En quoi l’IGP est une menace ?

La possibilité qui a été donnée pendant la période d’adaptation, à savoir 5 ans, d’utiliser les termes protégés par les industriels n’a pas permis une vraie lisibilité sur les marchés et a beaucoup pénalisé l’essor de l’AOP. L’octroi de ces AOP vient récompenser le travail d’éleveurs soucieux de conserver notre race locale et nos savoir-faire ancestraux. Ce mode d’élevage avec finition aux glands et aux châtaignes sur de vastes parcours est un marqueur déterminant de la typicité de nos produits charcutiers.

Ce niveau de protection AOP semblait absolu avec l’exclusivité de cette reconnaissance pour ces produits issus de porcs de race locale élevés en Corse.

Cette IGP vient perturber tout ce travail de valorisation.

 

Pourtant, en théorie, il ne devrait pas y avoir de confusion entre AOP et IGP…

Aucun autre produit protégé en Europe par une AOP ne s’est vu concurrencé par une IGP sauf le cas particulier du vinaigre balsamique de Modena, mais cette IGP était une volonté des producteurs en appellation d’origine protégée pour élargir les possibilités extrêmement restreintes de l’AOP en termes de vieillissement avec une matière première et des méthodes de fabrication identiques aux deux signes d’origine.

Aujourd’hui, la décision de l’Institut National de l’Origine et de la qualité (INAO) de décerner sept Indications Géographiques Protégées (IGP) « Ile de Beauté » à des produits de salaisons industriels fabriqués par une dizaine d’entreprises corses à base de carcasses de porcs importés va nuire à la filière porcine AOP mais également à l’ensemble des producteurs fermiers de porcs nés et élevés en Corse.

 

De quelle manière ?

Cette IGP va entraîner une confusion certaine auprès des consommateurs, car le terme « Ile de Beauté » même s’il ne contient pas formellement le nom « Corse » renvoie sans aucun doute à l’origine corse des produits.

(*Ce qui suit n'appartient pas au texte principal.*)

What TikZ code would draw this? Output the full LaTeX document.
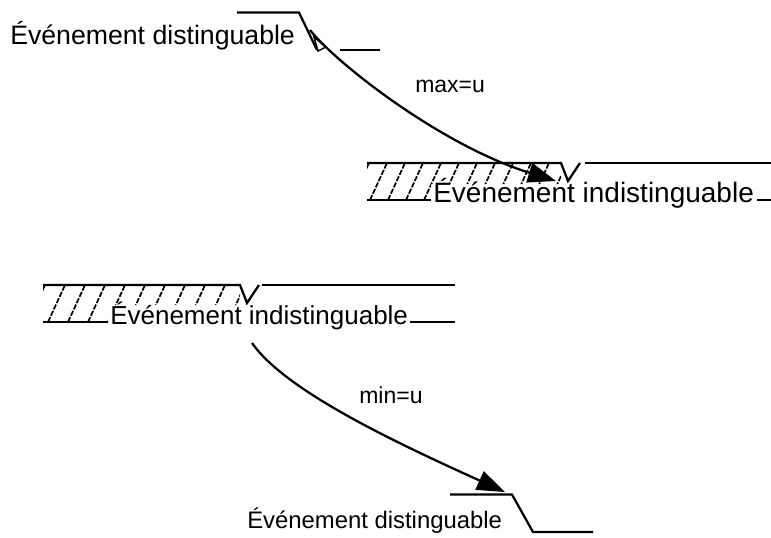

Par exemple «Coppa Ile de Beauté » pour les produits en IGP ou «Coppa de Corse-Coppa di Corsica » pour les agriculteurs en AOP ; le public non averti se tournera vers des produits à prix réduit et délaissera la véritable charcuterie corse produite avec des porcs corses et un cahier des charges rigoureux.

 

Il n’y a donc pas que l’origine de l’animal, les méthodes de fabrication sont également différentes ?

Bien sûr. Les pratiques présentées dans les cahiers des charges des IGP ne correspondent pas aux pratiques traditionnelles des producteurs fermiers (coupe, étuvage, délai de sèche, période de fabrication en été…) et bien sûr sont basées sur l’importation de matière première de toute l’Europe. On ne peut pas décerner une certification à des produits issus de carcasses de porcs importés, non soumis à un cahier des charges strict et conforme aux traditions du territoire auxquelles elles se réfèrent.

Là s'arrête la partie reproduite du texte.